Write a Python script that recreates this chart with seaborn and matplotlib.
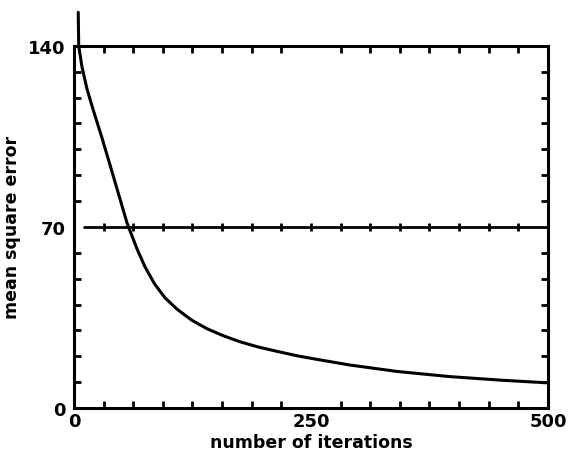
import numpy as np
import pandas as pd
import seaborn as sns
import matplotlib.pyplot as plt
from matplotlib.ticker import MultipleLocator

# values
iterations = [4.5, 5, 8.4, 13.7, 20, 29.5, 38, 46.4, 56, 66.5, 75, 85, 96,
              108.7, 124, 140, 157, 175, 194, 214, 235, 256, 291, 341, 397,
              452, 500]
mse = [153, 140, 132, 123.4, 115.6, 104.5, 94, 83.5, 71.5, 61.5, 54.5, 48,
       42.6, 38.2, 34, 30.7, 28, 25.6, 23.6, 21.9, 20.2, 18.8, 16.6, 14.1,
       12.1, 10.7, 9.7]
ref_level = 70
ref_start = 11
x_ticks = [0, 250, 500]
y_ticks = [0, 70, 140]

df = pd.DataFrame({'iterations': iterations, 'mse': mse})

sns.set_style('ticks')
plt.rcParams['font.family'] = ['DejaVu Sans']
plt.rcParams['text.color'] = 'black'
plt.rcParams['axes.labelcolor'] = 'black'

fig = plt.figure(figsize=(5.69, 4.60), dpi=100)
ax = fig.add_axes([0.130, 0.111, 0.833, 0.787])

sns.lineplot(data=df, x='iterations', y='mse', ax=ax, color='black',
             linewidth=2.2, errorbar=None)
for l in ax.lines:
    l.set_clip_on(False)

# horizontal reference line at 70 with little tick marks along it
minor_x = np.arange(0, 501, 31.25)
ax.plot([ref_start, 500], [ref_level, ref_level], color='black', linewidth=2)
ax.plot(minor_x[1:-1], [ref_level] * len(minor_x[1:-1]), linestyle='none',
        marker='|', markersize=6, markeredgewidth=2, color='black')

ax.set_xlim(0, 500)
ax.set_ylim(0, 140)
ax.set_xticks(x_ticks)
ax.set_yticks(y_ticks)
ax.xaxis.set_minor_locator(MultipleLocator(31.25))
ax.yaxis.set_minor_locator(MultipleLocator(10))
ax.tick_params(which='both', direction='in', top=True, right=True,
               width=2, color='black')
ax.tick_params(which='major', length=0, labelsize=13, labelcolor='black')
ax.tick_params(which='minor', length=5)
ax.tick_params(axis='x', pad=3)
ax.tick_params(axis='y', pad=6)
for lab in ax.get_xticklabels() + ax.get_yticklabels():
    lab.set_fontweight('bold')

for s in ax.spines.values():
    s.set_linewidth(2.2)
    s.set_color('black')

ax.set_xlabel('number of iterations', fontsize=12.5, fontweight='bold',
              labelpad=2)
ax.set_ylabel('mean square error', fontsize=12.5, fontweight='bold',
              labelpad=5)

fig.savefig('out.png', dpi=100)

● Challenge
Filter the data for the string "with" and copy every line that has it.

● Solution to the problem
Write a Python script that recreates this chart with seaborn and matplotlib.
# horizontal reference line at 70 with little tick marks along it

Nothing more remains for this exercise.